Look, oxycontin is one of the most widely prescribed and abused prescription drugs on the planet. Afghanistan produces more than 90% of the world's opium. The Canadian and American governments have spent several years occupying Afghanistan through military. They create a myth about why they are really there, but what it really comes down to is procuring the natural resources. They did the same to get oil and gold from Iraq. Now, why aren't they just killing off First Nations people like they do in Iraq and Afghanistan? Because we walk amongst what they need most — consumers. No, they have to be more inventive in their ways of conquering us. They will set us up to think what they're doing is good for First Nations. That we need their help to acquire individual ownership of pieces of reserve land. That way, we can use the property to secure bank and car loans and increase the chance of losing it to them. Some of us can be bought. They're the ones who remain silent while our people suffer and face attack from the media, government and corporations. But the majority of First Nations people are tired of the longstanding exploitation from the these entities. That is what IdleNoMore is all about.

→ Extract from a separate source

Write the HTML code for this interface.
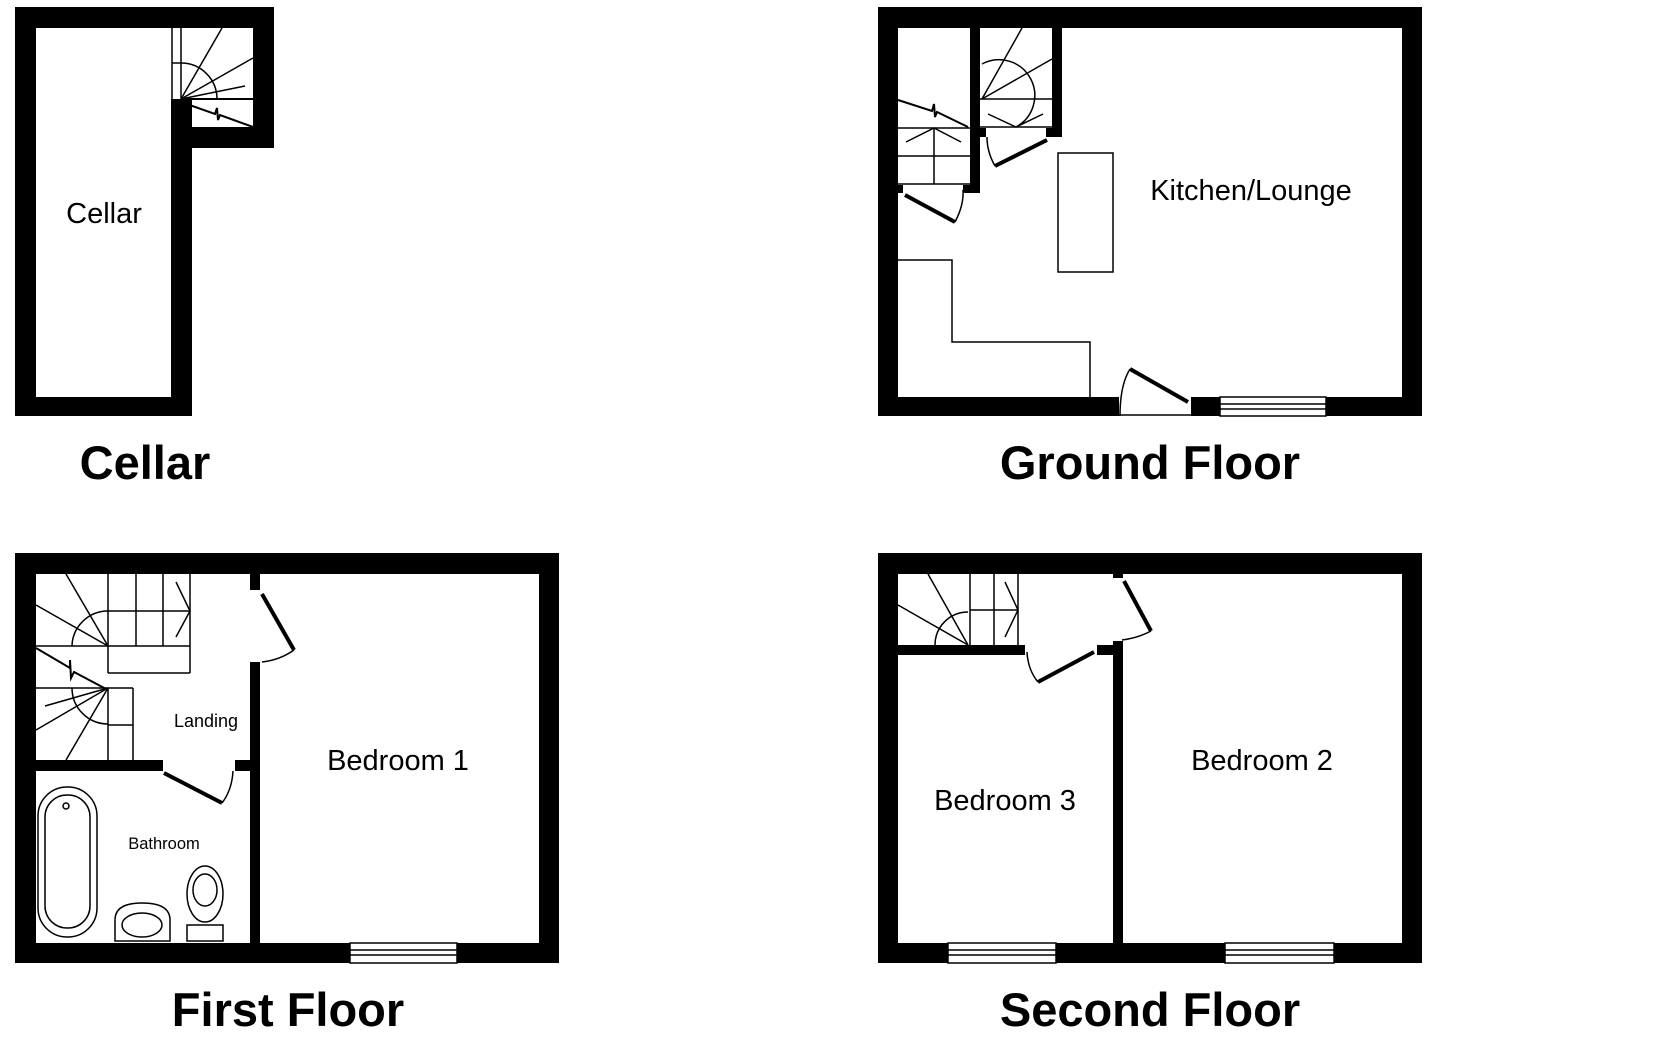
<!DOCTYPE html>
<html><head><meta charset="utf-8"><style>
html,body{margin:0;padding:0;background:#fff;}
svg{display:block;}
text{font-family:"Liberation Sans",sans-serif;fill:#000;}
</style></head><body>
<svg width="1672" height="1039" viewBox="0 0 1672 1039" xmlns="http://www.w3.org/2000/svg">
<rect width="1672" height="1039" fill="#fff"/>
<!-- ================= CELLAR ================= -->
<g fill="#000">
<rect x="15" y="7" width="259" height="21"/>
<rect x="15" y="7" width="21" height="409"/>
<rect x="15" y="397" width="177" height="19"/>
<rect x="253" y="7" width="21" height="141"/>
<rect x="181" y="127" width="93" height="21"/>
<rect x="171" y="99" width="21" height="317"/>
</g>
<g stroke="#000" stroke-width="1.5" fill="none">
<line x1="172" y1="28" x2="172" y2="99"/>
<line x1="181" y1="28" x2="181" y2="99"/>
<line x1="172" y1="63" x2="181" y2="63"/>
<path d="M181 63 A36 36 0 0 1 217 99"/>
<line x1="181" y1="99" x2="222" y2="28"/>
<line x1="181" y1="99" x2="253" y2="58"/>
<line x1="181" y1="99" x2="245" y2="86"/>
<line x1="181" y1="99" x2="253" y2="99" stroke-width="2"/>
<path d="M181 102 L215 114 L217 108 L218 120 L220 115 L253 127" stroke-width="2"/>
</g>
<text x="104" y="223" font-size="29" text-anchor="middle">Cellar</text>
<text x="145" y="479" font-size="47" font-weight="bold" text-anchor="middle">Cellar</text>

<!-- ================= GROUND FLOOR ================= -->
<g fill="#000">
<rect x="878" y="7" width="544" height="21"/>
<rect x="878" y="7" width="20" height="409"/>
<rect x="1402" y="7" width="20" height="409"/>
<rect x="878" y="397" width="241" height="19"/>
<rect x="1191" y="397" width="231" height="19"/>
<rect x="970" y="28" width="10" height="165"/>
<rect x="1052" y="28" width="10" height="109"/>
<rect x="980" y="128" width="6" height="9"/>
<rect x="1046" y="128" width="6" height="9"/>
<rect x="898" y="185" width="5" height="8"/>
<rect x="963" y="185" width="7" height="8"/>
</g>
<g stroke="#000" stroke-width="1.5" fill="none">
<path d="M898 100 L932 111 L934 104 L935 117 L937 112 L968 127" stroke-width="2"/>
<line x1="898" y1="128" x2="970" y2="128"/>
<line x1="898" y1="156" x2="970" y2="156"/>
<line x1="898" y1="184" x2="970" y2="184"/>
<line x1="934" y1="128" x2="934" y2="184"/>
<polyline points="906,142 934,128 961,142"/>
<path d="M982 64 A35 35 0 0 1 1016 127"/>
<line x1="982" y1="99" x2="1022" y2="28"/>
<line x1="982" y1="99" x2="1052" y2="59"/>
<line x1="980" y1="99" x2="1052" y2="99"/>
<line x1="980" y1="127" x2="1052" y2="127"/>
<polyline points="988,114 1016,127 1043,114"/>
<line x1="905" y1="195" x2="955" y2="222" stroke-width="4"/>
<path d="M955 222 Q964 205 963 190"/>
<line x1="995" y1="166" x2="1047" y2="140" stroke-width="4"/>
<path d="M995 166 Q987 152 987 137"/>
<rect x="1058" y="153" width="55" height="119"/>
<polyline points="898,260 952,260 952,342 1090,342 1090,397"/>
<line x1="1130" y1="369" x2="1188" y2="402" stroke-width="4"/>
<path d="M1130 369 Q1120 385 1120 416"/>
<line x1="1119" y1="415" x2="1191" y2="415"/>
<rect x="1220" y="397" width="106" height="19" fill="#fff"/>
<line x1="1220" y1="404" x2="1326" y2="404"/>
<line x1="1220" y1="409" x2="1326" y2="409"/>
</g>
<text x="1251" y="200" font-size="29" text-anchor="middle">Kitchen/Lounge</text>
<text x="1150" y="479" font-size="47" font-weight="bold" text-anchor="middle">Ground Floor</text>

<!-- ================= FIRST FLOOR ================= -->
<g fill="#000">
<rect x="15" y="553" width="544" height="21"/>
<rect x="15" y="553" width="21" height="410"/>
<rect x="539" y="553" width="20" height="410"/>
<rect x="15" y="943" width="544" height="20"/>
<rect x="250" y="574" width="10" height="16"/>
<rect x="250" y="662" width="10" height="281"/>
<rect x="36" y="760" width="127" height="11"/>
<rect x="235" y="760" width="15" height="11"/>
</g>
<g stroke="#000" stroke-width="1.5" fill="none">
<line x1="108" y1="574" x2="108" y2="673"/>
<line x1="136" y1="574" x2="136" y2="646"/>
<line x1="163" y1="574" x2="163" y2="646"/>
<line x1="190" y1="574" x2="190" y2="673"/>
<line x1="108" y1="611" x2="190" y2="611"/>
<line x1="36" y1="646" x2="190" y2="646"/>
<line x1="108" y1="673" x2="190" y2="673"/>
<polyline points="176,582 190,611 176,637"/>
<line x1="66" y1="574" x2="108" y2="646"/>
<line x1="36" y1="605" x2="108" y2="646"/>
<path d="M108 611 A36 36 0 0 0 72 646"/>
<path d="M36 648 L70 668 L70 660 L71 678 L74 672 L108 690" stroke-width="2"/>
<line x1="36" y1="688" x2="133" y2="688"/>
<line x1="108" y1="688" x2="108" y2="760"/>
<line x1="133" y1="688" x2="133" y2="760"/>
<line x1="108" y1="725" x2="133" y2="725"/>
<line x1="108" y1="688" x2="36" y2="730"/>
<line x1="108" y1="688" x2="66" y2="760"/>
<line x1="108" y1="688" x2="45" y2="706"/>
<path d="M72 688 A36 36 0 0 0 108 724"/>
<line x1="262" y1="594" x2="294" y2="650" stroke-width="4"/>
<path d="M294 650 Q280 660 262 662"/>
<line x1="164" y1="773" x2="222" y2="803" stroke-width="4"/>
<path d="M222 803 Q232 790 233 771"/>
<rect x="38" y="787" width="59" height="150" rx="29"/>
<rect x="45" y="795" width="45" height="133" rx="22"/>
<circle cx="66" cy="806" r="3"/>
<path d="M115 941 L115 920 Q115 903 142 903 Q170 903 170 920 L170 941 Z"/>
<ellipse cx="142" cy="925" rx="20" ry="12"/>
<ellipse cx="205" cy="894" rx="18" ry="28"/>
<ellipse cx="205" cy="890" rx="12" ry="16"/>
<rect x="187" y="925" width="36" height="16"/>
<rect x="350" y="943" width="107" height="20" fill="#fff"/>
<line x1="350" y1="950" x2="457" y2="950"/>
<line x1="350" y1="955" x2="457" y2="955"/>
</g>
<text x="206" y="727" font-size="18" text-anchor="middle">Landing</text>
<text x="164" y="849" font-size="16.5" text-anchor="middle">Bathroom</text>
<text x="398" y="770" font-size="29" text-anchor="middle">Bedroom 1</text>
<text x="288" y="1026" font-size="47" font-weight="bold" text-anchor="middle">First Floor</text>

<!-- ================= SECOND FLOOR ================= -->
<g fill="#000">
<rect x="878" y="553" width="544" height="21"/>
<rect x="878" y="553" width="20" height="410"/>
<rect x="1402" y="553" width="20" height="410"/>
<rect x="878" y="943" width="544" height="20"/>
<rect x="898" y="645" width="127" height="10"/>
<rect x="1097" y="645" width="25" height="10"/>
<rect x="1113" y="641" width="10" height="302"/>
<rect x="1113" y="574" width="10" height="4"/>
</g>
<g stroke="#000" stroke-width="1.5" fill="none">
<line x1="928" y1="574" x2="968" y2="645"/>
<line x1="898" y1="605" x2="968" y2="645"/>
<line x1="970" y1="574" x2="970" y2="645"/>
<line x1="994" y1="574" x2="994" y2="645"/>
<line x1="1018" y1="574" x2="1018" y2="645"/>
<line x1="970" y1="610" x2="1018" y2="610"/>
<path d="M968 612 A33 33 0 0 0 935 645"/>
<polyline points="1005,582 1018,610 1005,637"/>
<line x1="1038" y1="682" x2="1094" y2="652" stroke-width="4"/>
<path d="M1038 682 Q1028 670 1027 652"/>
<line x1="1124" y1="581" x2="1151" y2="631" stroke-width="4"/>
<path d="M1151 631 Q1138 638 1122 640"/>
<rect x="948" y="943" width="108" height="20" fill="#fff"/>
<line x1="948" y1="950" x2="1056" y2="950"/>
<line x1="948" y1="955" x2="1056" y2="955"/>
<rect x="1225" y="943" width="109" height="20" fill="#fff"/>
<line x1="1225" y1="950" x2="1334" y2="950"/>
<line x1="1225" y1="955" x2="1334" y2="955"/>
</g>
<text x="1262" y="770" font-size="29" text-anchor="middle">Bedroom 2</text>
<text x="1005" y="810" font-size="29" text-anchor="middle">Bedroom 3</text>
<text x="1150" y="1026" font-size="47" font-weight="bold" text-anchor="middle">Second Floor</text>
</svg>
</body></html>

What can native artists and celebrities bring to Idle No More? Do you feel an obligation to use your platform as a pulpit?
I definitely feel we have the power to unite the people through song. Music is the Universal language. The more songs, the merrier. Whatever brings people, from all walks of life, together.
Idle No More has spawned a lot of art and music already. Whose work have you followed?
I really loved the tracks from Drezus, Jasper, Rellik, Nathan Cunningham & Wab Kinew/Charlie Fettah/Young Kidd/Boogey The Beat.
Do you have further plans to make or collaborate on Idle No More music?
I've already written a new song that doesn't so much mention Idle No More but tackles other issues having to do with the environment. You can count on more songs from me, nonetheless.
Will this song find its way onto a future Plex album?
I've made the song available for free download. I noticed some other artists are offering that sales from their songs will go to the Idle No More movement — personally, I have no idea what that means. So, free download. I may include it on a "greatest hits" or something, ha ha.